Yeah for "most of human history" you were lucky to live past 20 or 30... Of course people approaching their later years were fighting wars. :P


But if you lived past 20, median life expectancy was in the 60's or 70's, clear back to the Neolithic. About like today!


Let's just fast forward 10 years and deploy these to everyone because if you have nothing to hide you have nothing to fear. That's what they keep telling me!


What's more damaging to the future of these kids? An ankle bracelet or juvenile detention?

It seems easy to have a knee jerk reaction to this, but you have to understand that these ankle bracelets aren't being just randomly slapped on innocent kids. They're being placed on kids that have committed crimes or are awaiting trial. This is a lot better than the alternative to getting locked away where worse things can happen to them.


Black Mirror Arkangel is coming to reality!


With 5G, every felon can be so equipped.


> With 4G, every felon can do so right now [1]

FTFY

[1] See all the posts on bounty hunters as of late.


I keep typing messages and deleting them because I can't possibly sum up my disgust with this whole approach.


This and the other front-page article about the prison video call system makes me wonder, just who are these engineers that are helping build this kind of evil systems? What's the difference between them and some war criminal "just following orders"?


"Are we the baddies"? heh ;)


This article shows many issues with society but the title is super click-baity. It doesn't mention that it is talking about juvenile offenders, leaving the reader to assume Chicago is picking arbitrary children and tracking them. Furthermore, the main point of the article is not about GPS monitors, as those are already long accepted, as a condition of release, but instead about a two-way auto-pick-up call system built into the device, and the fact those calls are recorded.

Also lot of the issues they talk about go beyond the main privacy focused thrust behind adding a two wall call system to GPS tracking bracelets. How kids can get re-arrested because they forgot to charge the device, or are humiliated and effectively drop out of school because the device beeps in class, or are unable to eat because they are not permitted to leave their house which has no food because their family is poor.
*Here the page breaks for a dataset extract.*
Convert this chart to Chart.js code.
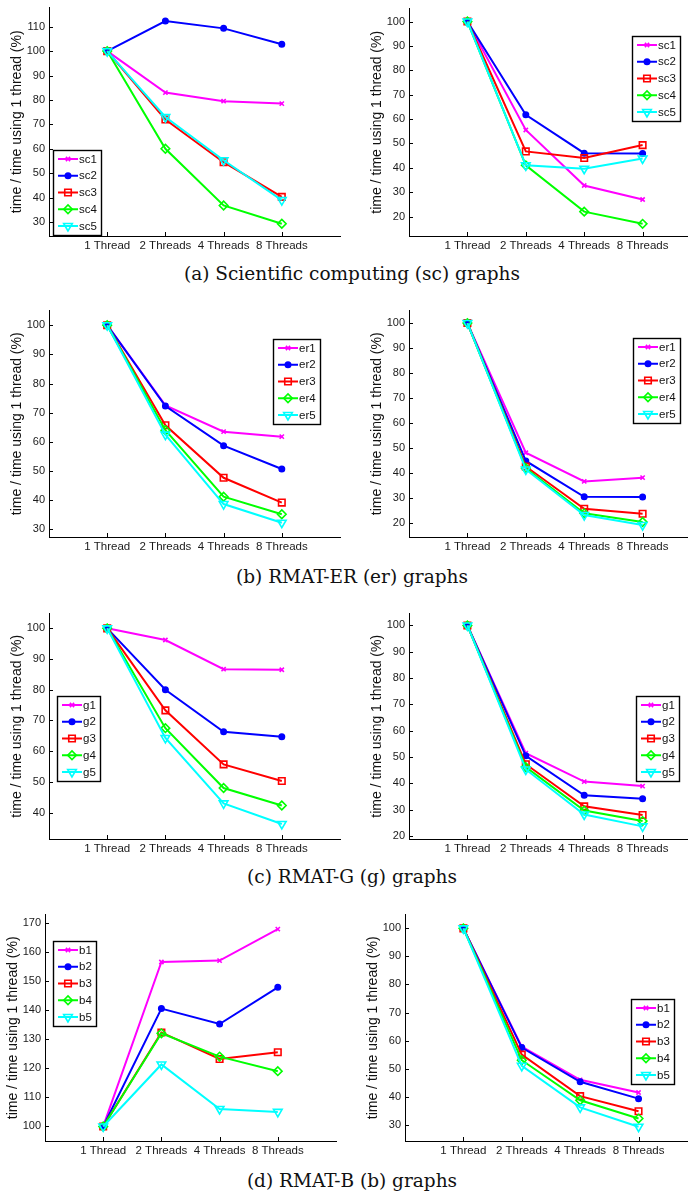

These are real issues and deserves more attention, it is a shame that we only see because there is a clickbait headline. The problem isn't this specific feature being added to these devices, but rather a larger "emergent system" that is the result of many individuals and organizations acting independently and in a self interested fashion. As a society we have not managed to ensure the moral character of those with power over other people.

Technology isn't the cause or the solution to this problem because the problem is the people. People will find ways use things to be cruel or kind to each other regardless of of if that thing is latest advances in telecommunications or just fist sized rock.